In YARN, ____ is a critical process that optimizes the use of resources across the cluster.
- ApplicationMaster
- DataNode
- NodeManager
- ResourceManager
In YARN, ApplicationMaster is a critical process that optimizes the use of resources across the cluster. It negotiates resources with the ResourceManager and manages the execution of tasks on individual nodes.
In advanced Hadoop deployments, how is batch processing optimized for performance?
- Increasing block size
- Leveraging in-memory processing
- Reducing replication factor
- Using smaller Hadoop clusters
In advanced Hadoop deployments, batch processing is often optimized for performance by leveraging in-memory processing. This involves storing intermediate data in memory rather than writing it to disk, reducing the time needed for data access and improving overall processing speed. In-memory processing is a key strategy for enhancing the performance of batch processing jobs in Hadoop.
In Hadoop, which tool is typically used for incremental backups of HDFS data?
- DistCp
- Flume
- Oozie
- Sqoop
DistCp (Distributed Copy) is commonly used in Hadoop for incremental backups of HDFS data. It efficiently copies large amounts of data between clusters and supports the incremental copying of only the changed data, reducing the overhead of full backups.
Adjusting the ____ parameter in Hadoop can significantly improve the performance of MapReduce jobs.
- Block Size
- Map Task
- Reducer
- Shuffle
Adjusting the 'shuffle' parameter in Hadoop can significantly improve the performance of MapReduce jobs. The shuffle phase involves the movement of intermediate data between the Map and Reduce tasks, and tuning this parameter can optimize the data transfer process.
Which component of a Hadoop cluster is typically scaled first for performance enhancement?
- DataNode
- NameNode
- NodeManager
- ResourceManager
In a Hadoop cluster, the ResourceManager is typically scaled first for performance enhancement. It manages resource allocation and scheduling, and scaling it ensures better coordination of resources, leading to improved job execution and overall cluster performance.
In advanced Hadoop tuning, ____ plays a critical role in handling memory-intensive applications.
- Data Encryption
- Garbage Collection
- Load Balancing
- Network Partitioning
In the context of handling memory-intensive applications, garbage collection is crucial in advanced Hadoop tuning.
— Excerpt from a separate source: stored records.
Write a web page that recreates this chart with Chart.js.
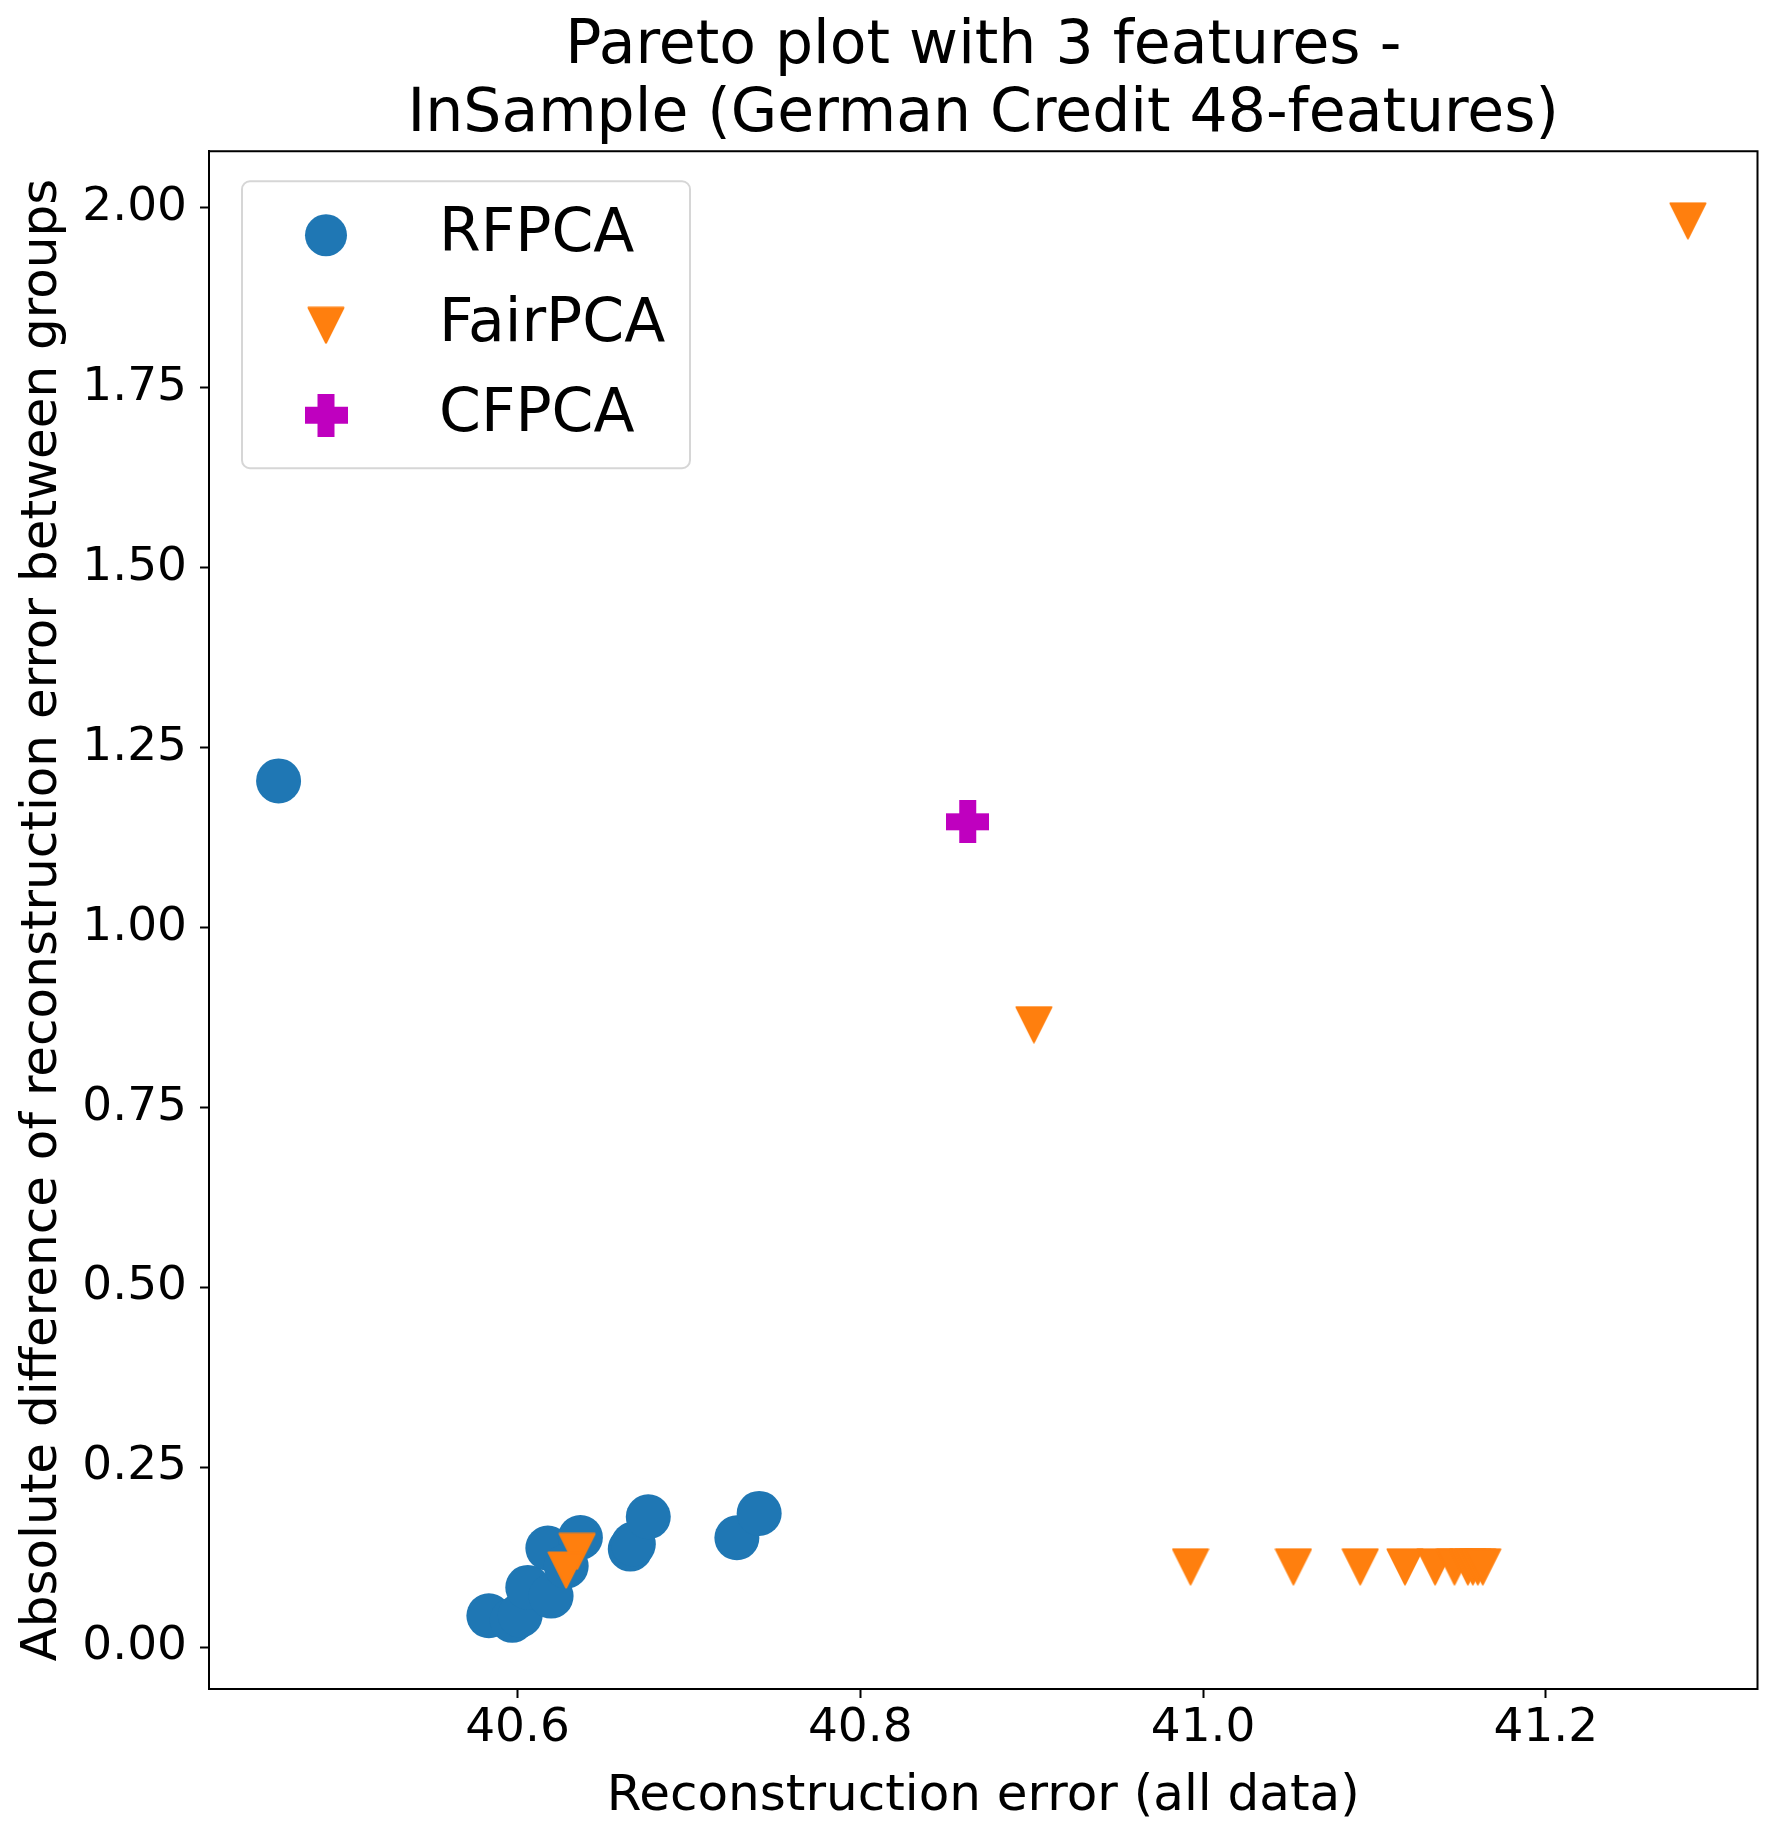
<!DOCTYPE html>
<html>
<head>
<meta charset="utf-8">
<script src="https://cdn.jsdelivr.net/npm/chart.js@4.4.1/dist/chart.umd.min.js"></script>
<style>
  html, body { margin: 0; padding: 0; background: #fff; }
  #wrap { width: 1780px; height: 1837px; position: relative; }
</style>
</head>
<body>
<div id="wrap"><canvas id="pareto"></canvas></div>
<script>
// Données
const seriesNames = ['RFPCA', 'FairPCA', 'CFPCA'];

const rfpcaX = [40.4606, 40.5833, 40.5969, 40.6016, 40.606, 40.6196, 40.6177, 40.6367, 40.6284, 40.6658, 40.6676, 40.6763, 40.728, 40.741];
const rfpcaY = [1.2036, 0.0435, 0.0371, 0.0444, 0.0829, 0.0708, 0.1375, 0.1523, 0.1125, 0.1361, 0.1431, 0.181, 0.1518, 0.1857];

const fairX = [41.2829, 40.9013, 40.6348, 40.6284, 40.9927, 41.0527, 41.0917, 41.1178, 41.1354, 41.1467, 41.1545, 41.1574, 41.1603, 41.1632];
const fairY = [1.982, 0.865, 0.133, 0.107, 0.1116, 0.1116, 0.1116, 0.1116, 0.1116, 0.1116, 0.1116, 0.1116, 0.1116, 0.1116];

const cfpcaX = [40.8627];
const cfpcaY = [1.1468];

const xTicks = [40.6, 40.8, 41.0, 41.2];
const yTicks = [0, 0.25, 0.5, 0.75, 1.0, 1.25, 1.5, 1.75, 2.0];

const FONT = "'DejaVu Sans', sans-serif";

// Marqueurs façon matplotlib ('v' et 'P')
function makeTriangleDown(size, color) {
  const c = document.createElement('canvas');
  c.width = size; c.height = size;
  const g = c.getContext('2d');
  g.fillStyle = color;
  g.strokeStyle = color;
  g.lineWidth = 2;
  g.lineJoin = 'round';
  g.beginPath();
  g.moveTo(1.5, 1.5);
  g.lineTo(size - 1.5, 1.5);
  g.lineTo(size / 2, size - 1.5);
  g.closePath();
  g.fill();
  g.stroke();
  return c;
}

function makePlus(size, arm, color) {
  const c = document.createElement('canvas');
  c.width = size; c.height = size;
  const g = c.getContext('2d');
  g.fillStyle = color;
  const o = (size - arm) / 2;
  g.fillRect(o, 0, arm, size);
  g.fillRect(0, o, size, arm);
  return c;
}

const triMarker = makeTriangleDown(38, '#ff7f0e');
const plusMarker = makePlus(43, 17, '#bf00bf');

function toPoints(xs, ys) {
  return xs.map((x, i) => ({ x: x, y: ys[i] }));
}

// Cadre complet autour de la zone de tracé
const frame = {
  id: 'frame',
  afterDatasetsDraw(chart) {
    const { ctx, chartArea: a } = chart;
    ctx.save();
    ctx.strokeStyle = '#000';
    ctx.lineWidth = 2;
    ctx.strokeRect(a.left, a.top, a.right - a.left, a.bottom - a.top);
    ctx.restore();
  }
};

// Légende dans le coin supérieur gauche
const legendBox = {
  id: 'legendBox',
  afterDraw(chart) {
    const { ctx, chartArea: a } = chart;
    const x = a.left + 33, y = a.top + 30, w = 448, h = 287;
    ctx.save();
    ctx.beginPath();
    ctx.roundRect(x, y, w, h, 8);
    ctx.fillStyle = 'rgba(255,255,255,0.8)';
    ctx.fill();
    ctx.strokeStyle = '#d6d6d6';
    ctx.lineWidth = 2;
    ctx.stroke();

    chart.data.datasets.forEach((ds, i) => {
      const rowY = y + 54 + i * 90;
      const mx = x + 84;
      if (ds.pointStyle === 'circle') {
        ctx.beginPath();
        ctx.arc(mx, rowY, 21, 0, Math.PI * 2);
        ctx.fillStyle = ds.backgroundColor;
        ctx.fill();
      } else {
        const img = ds.pointStyle;
        ctx.drawImage(img, mx - img.width / 2, rowY - img.height / 2);
      }
      ctx.fillStyle = '#000';
      ctx.font = '60px ' + FONT;
      ctx.textAlign = 'left';
      ctx.textBaseline = 'middle';
      ctx.fillText(ds.label, x + 197, rowY);
    });
    ctx.restore();
  }
};

const data = {
  datasets: [
    {
      label: seriesNames[0],
      data: toPoints(rfpcaX, rfpcaY),
      pointStyle: 'circle',
      pointRadius: 22.5,
      pointHoverRadius: 22.5,
      borderWidth: 0,
      backgroundColor: '#1f77b4',
      borderColor: '#1f77b4',
      order: 3
    },
    {
      label: seriesNames[1],
      data: toPoints(fairX, fairY),
      pointStyle: triMarker,
      backgroundColor: '#ff7f0e',
      borderColor: '#ff7f0e',
      order: 2
    },
    {
      label: seriesNames[2],
      data: toPoints(cfpcaX, cfpcaY),
      pointStyle: plusMarker,
      backgroundColor: '#bf00bf',
      borderColor: '#bf00bf',
      order: 1
    }
  ]
};

const config = {
  type: 'scatter',
  data: data,
  options: {
    responsive: true,
    maintainAspectRatio: false,
    animation: false,
    layout: { padding: { left: 0, right: 20, top: 0, bottom: 0 } },
    plugins: {
      legend: { display: false },
      tooltip: { enabled: false },
      title: {
        display: true,
        fullSize: false,
        text: ['Pareto plot with 3 features -', 'InSample (German Credit 48-features)'],
        color: '#000',
        font: { family: FONT, size: 60, weight: 'normal', lineHeight: 1.127 },
        padding: { top: 14, bottom: 2 }
      }
    },
    scales: {
      x: {
        type: 'linear',
        min: 40.42,
        max: 41.3235,
        afterBuildTicks: (s) => { s.ticks = xTicks.map(v => ({ value: v })); },
        afterFit: (s) => { s.height = 148; },
        ticks: {
          color: '#000',
          padding: 3,
          font: { family: FONT, size: 47 },
          callback: (v) => Number(v).toFixed(1)
        },
        grid: {
          drawOnChartArea: false,
          drawTicks: true,
          tickLength: 9,
          tickWidth: 2,
          tickColor: '#000'
        },
        border: { display: true, color: '#000', width: 2 },
        title: {
          display: true,
          text: 'Reconstruction error (all data)',
          color: '#000',
          font: { family: FONT, size: 50, lineHeight: 1.2 },
          padding: { top: 0, bottom: 10 }
        }
      },
      y: {
        type: 'linear',
        min: -0.0583,
        max: 2.0786,
        afterBuildTicks: (s) => { s.ticks = yTicks.map(v => ({ value: v })); },
        afterFit: (s) => { s.width = 209; },
        ticks: {
          color: '#000',
          padding: 13,
          font: { family: FONT, size: 47 },
          callback: (v) => Number(v).toFixed(2)
        },
        grid: {
          drawOnChartArea: false,
          drawTicks: true,
          tickLength: 9,
          tickWidth: 2,
          tickColor: '#000'
        },
        border: { display: true, color: '#000', width: 2 },
        title: {
          display: true,
          text: 'Absolute difference of reconstruction error between groups',
          color: '#000',
          font: { family: FONT, size: 50, lineHeight: 1.2 },
          padding: { top: 13, bottom: 0 }
        }
      }
    }
  },
  plugins: [frame, legendBox]
};

new Chart(document.getElementById('pareto'), config);
</script>
</body>
</html>
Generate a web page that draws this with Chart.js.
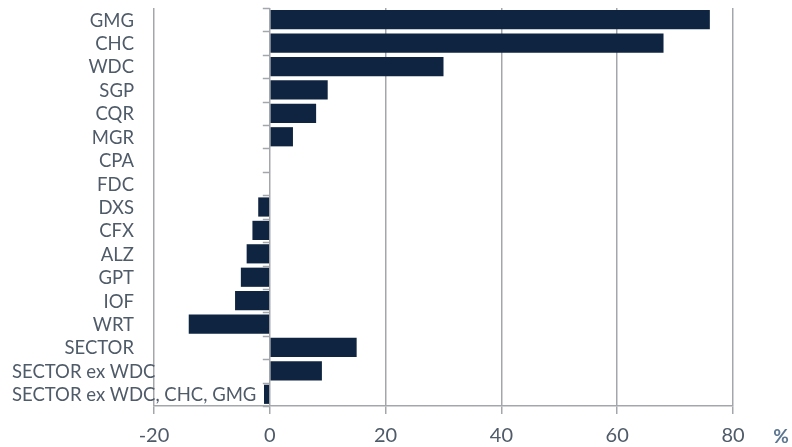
<!DOCTYPE html>
<html>
<head>
<meta charset="utf-8">
<script src="https://cdn.jsdelivr.net/npm/chart.js@4.4.1/dist/chart.umd.min.js"></script>
<style>
    html, body { margin: 0; padding: 0; background: #ffffff; }
    #wrap { width: 792px; height: 447px; position: relative; }
</style>
</head>
<body>
<div id="wrap"><canvas id="chart"></canvas></div>
<script>
// Dados do gráfico
const categories = ['GMG', 'CHC', 'WDC', 'SGP', 'CQR', 'MGR', 'CPA', 'FDC', 'DXS', 'CFX', 'ALZ', 'GPT', 'IOF', 'WRT', 'SECTOR', 'SECTOR ex WDC', 'SECTOR ex WDC, CHC, GMG'];
const values = [76, 68, 30, 10, 8, 4, 0, 0, -2, -3, -4, -5, -6, -14, 15, 9, -1];
const xTicks = [-20, 0, 20, 40, 60, 80];
const unitLabel = '%';

const textColor = '#4f5b68';
const gridColor = '#a3a7ac';
const barColor = '#0f2440';
const fontFamily = 'Lato, "Open Sans", sans-serif';

// Rótulos das categorias + marcas no eixo zero
const categoryLabels = {
    id: 'categoryLabels',
    afterDraw(chart) {
        const { ctx, chartArea, scales } = chart;
        const y = scales.y;
        const x = scales.x;
        const step = y.getPixelForValue(1) - y.getPixelForValue(0);
        const zeroX = x.getPixelForValue(0);

        ctx.save();
        // marcas pequenas à esquerda do eixo zero
        ctx.strokeStyle = gridColor;
        ctx.lineWidth = 1.5;
        for (let i = 0; i <= categories.length; i++) {
            const py = Math.round(y.getPixelForValue(i) - step / 2) + 0.5;
            ctx.beginPath();
            ctx.moveTo(zeroX - 7, py);
            ctx.lineTo(zeroX, py);
            ctx.stroke();
        }

        ctx.font = '18.5px ' + fontFamily;
        ctx.fillStyle = textColor;
        ctx.textAlign = 'left';
        ctx.textBaseline = 'middle';
        const rightEdge = chartArea.left - 20;
        categories.forEach((label, i) => {
            const w = ctx.measureText(label).width;
            const left = Math.max(12, rightEdge - w);
            ctx.fillText(label, left, y.getPixelForValue(i) + 1);
        });

        ctx.font = 'bold 19px ' + fontFamily;
        ctx.fillStyle = '#5d7692';
        ctx.textAlign = 'center';
        ctx.fillText(unitLabel, chartArea.right + 48, chartArea.bottom + 31);
        ctx.restore();
    }
};

new Chart(document.getElementById('chart'), {
    type: 'bar',
    data: {
        labels: categories,
        datasets: [{
            data: values,
            backgroundColor: barColor,
            borderWidth: 0,
            categoryPercentage: 1,
            barPercentage: 0.82
        }]
    },
    options: {
        indexAxis: 'y',
        responsive: true,
        maintainAspectRatio: false,
        animation: false,
        layout: { padding: { left: 154, right: 59, top: 8, bottom: 0 } },
        plugins: {
            legend: { display: false },
            tooltip: { enabled: false }
        },
        scales: {
            x: {
                min: -20,
                max: 80,
                afterBuildTicks(scale) {
                    scale.ticks = xTicks.map(v => ({ value: v }));
                },
                afterFit(scale) {
                    scale.height = 41;
                },
                grid: { color: gridColor, lineWidth: 1.5, tickLength: 8 },
                border: { display: true, color: gridColor, width: 1.5 },
                ticks: {
                    color: textColor,
                    padding: 12,
                    maxRotation: 0,
                    font: { family: fontFamily, size: 20, lineHeight: 1 }
                }
            },
            y: {
                display: false
            }
        }
    },
    plugins: [categoryLabels]
});
</script>
</body>
</html>
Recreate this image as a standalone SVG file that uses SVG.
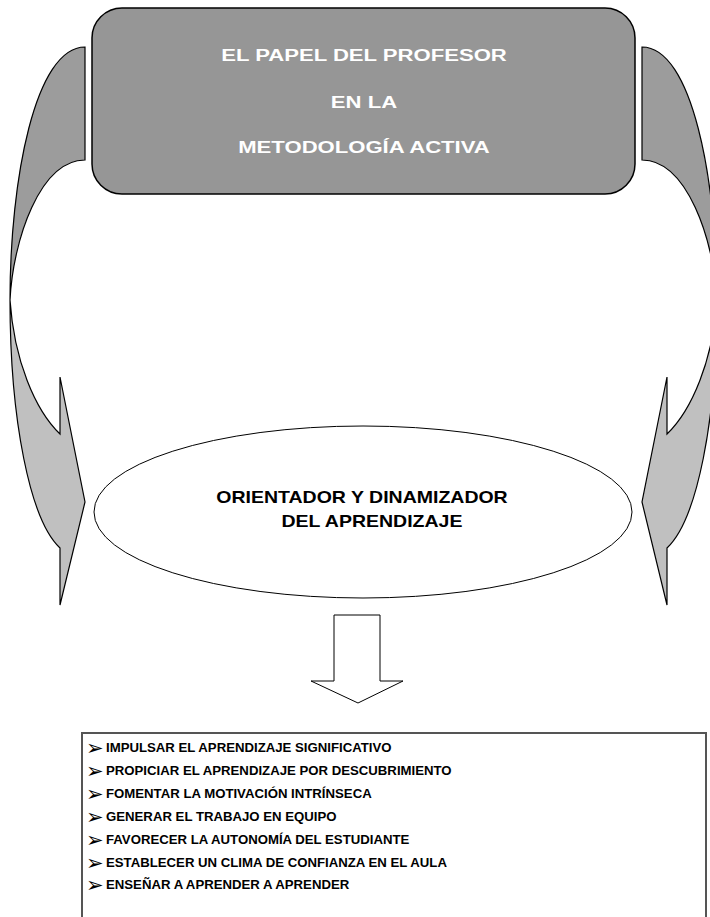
<svg xmlns="http://www.w3.org/2000/svg" width="710" height="917" viewBox="0 0 710 917">
<style>
.band{fill:#9c9c9c;stroke:#000;stroke-width:1.2;stroke-linejoin:miter}
.band2{fill:#c0c0c0;stroke:#000;stroke-width:1.2;stroke-linejoin:miter}
.t{font-family:"Liberation Sans",Arial,sans-serif;font-weight:bold}
.title{fill:#fff;font-size:17px;text-anchor:middle}
.ell{fill:#000;font-size:16px;text-anchor:middle}
.li{fill:#000;font-size:13.2px}
.bul{font-family:"DejaVu Sans",sans-serif;font-size:21px;fill:#000}
</style>
<rect width="710" height="917" fill="#fff"/>
<g id="connectors">
  <g id="left-arrow">
    <path class="band" d="M85,47 C35,47 10,180 10,300 C13,240 40,160 85,160 Z"/>
    <path class="band2" d="M10,300 C10,420 30,520 60,548 L60,605 L85,502 L60,377 L60,434 C35,410 14,360 10,300 Z"/>
  </g>
  <g id="right-arrow">
    <path class="band" d="M642,47 C692,47 717,180 717,300 C714,240 687,160 642,160 Z"/>
    <path class="band2" d="M717,300 C717,420 697,520 667,548 L667,605 L642,502 L667,377 L667,434 C692,410 713,360 717,300 Z"/>
  </g>
  <path id="down-arrow" d="M334,615 H380 V681 H403 L358,703 L311,681 H334 Z" fill="#fff" stroke="#000" stroke-width="1"/>
</g>
<g id="node-title">
  <rect x="92" y="8" width="543" height="186" rx="30" ry="30" fill="#969696" stroke="#000" stroke-width="1.5"/>
  <g class="t title">
    <text transform="translate(364,61) scale(1.3,1)">EL PAPEL DEL PROFESOR</text>
    <text transform="translate(364,108) scale(1.3,1)">EN LA</text>
    <text transform="translate(364,153) scale(1.3,1)">METODOLOGÍA ACTIVA</text>
  </g>
</g>
<g id="node-orientador">
  <ellipse cx="363" cy="512" rx="269" ry="86" fill="#fff" stroke="#000" stroke-width="1"/>
  <g class="t ell">
    <text transform="translate(362,503) scale(1.22,1)">ORIENTADOR Y DINAMIZADOR</text>
    <text transform="translate(372,527) scale(1.22,1)">DEL APRENDIZAJE</text>
  </g>
</g>
<g id="node-list">
  <path d="M82,920 V733 H706 V920" fill="none" stroke="#555" stroke-width="2"/>
  <g class="bul">
    <text x="86" y="755">➢</text>
    <text x="86" y="778">➢</text>
    <text x="86" y="801">➢</text>
    <text x="86" y="824">➢</text>
    <text x="86" y="847">➢</text>
    <text x="86" y="870">➢</text>
    <text x="86" y="892">➢</text>
  </g>
  <g class="t li">
    <text x="106" y="752">IMPULSAR EL APRENDIZAJE SIGNIFICATIVO</text>
    <text x="106" y="775">PROPICIAR EL APRENDIZAJE POR DESCUBRIMIENTO</text>
    <text x="106" y="798">FOMENTAR LA MOTIVACIÓN INTRÍNSECA</text>
    <text x="106" y="821">GENERAR EL TRABAJO EN EQUIPO</text>
    <text x="106" y="844">FAVORECER LA AUTONOMÍA DEL ESTUDIANTE</text>
    <text x="106" y="867">ESTABLECER UN CLIMA DE CONFIANZA EN EL AULA</text>
    <text x="106" y="889">ENSEÑAR A APRENDER A APRENDER</text>
  </g>
</g>
</svg>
Efficient garbage collection helps reclaim memory occupied by unused objects, preventing memory leaks and enhancing the overall performance of Hadoop applications.
How does MapReduce handle large datasets in a distributed computing environment?
- Data Compression
- Data Partitioning
- Data Replication
- Data Shuffling
MapReduce handles large datasets in a distributed computing environment through data partitioning. The input data is divided into smaller chunks, and each chunk is processed independently by different nodes in the cluster. This parallel processing enhances the overall efficiency of data analysis.
____ is the process by which HDFS ensures that each data block has the correct number of replicas.
- Balancing
- Redundancy
- Replication
- Synchronization
Replication is the process by which HDFS ensures that each data block has the correct number of replicas. This helps in achieving fault tolerance by storing multiple copies of data across different nodes in the cluster.
In Cascading, what does a 'Tap' represent in the data processing pipeline?
- Data Partition
- Data Transformation
- Input Source
- Output Sink
In Cascading, a 'Tap' represents an input source or output sink in the data processing pipeline. It serves as a connection to external data sources or destinations, allowing data to flow through the Cascading application for processing.
In Hadoop, which InputFormat is ideal for processing structured data stored in databases?
- AvroKeyInputFormat
- DBInputFormat
- KeyValueTextInputFormat
- TextInputFormat
DBInputFormat is ideal for processing structured data stored in databases in Hadoop. It allows Hadoop MapReduce jobs to read data from relational database tables, providing a convenient way to integrate Hadoop with structured data sources.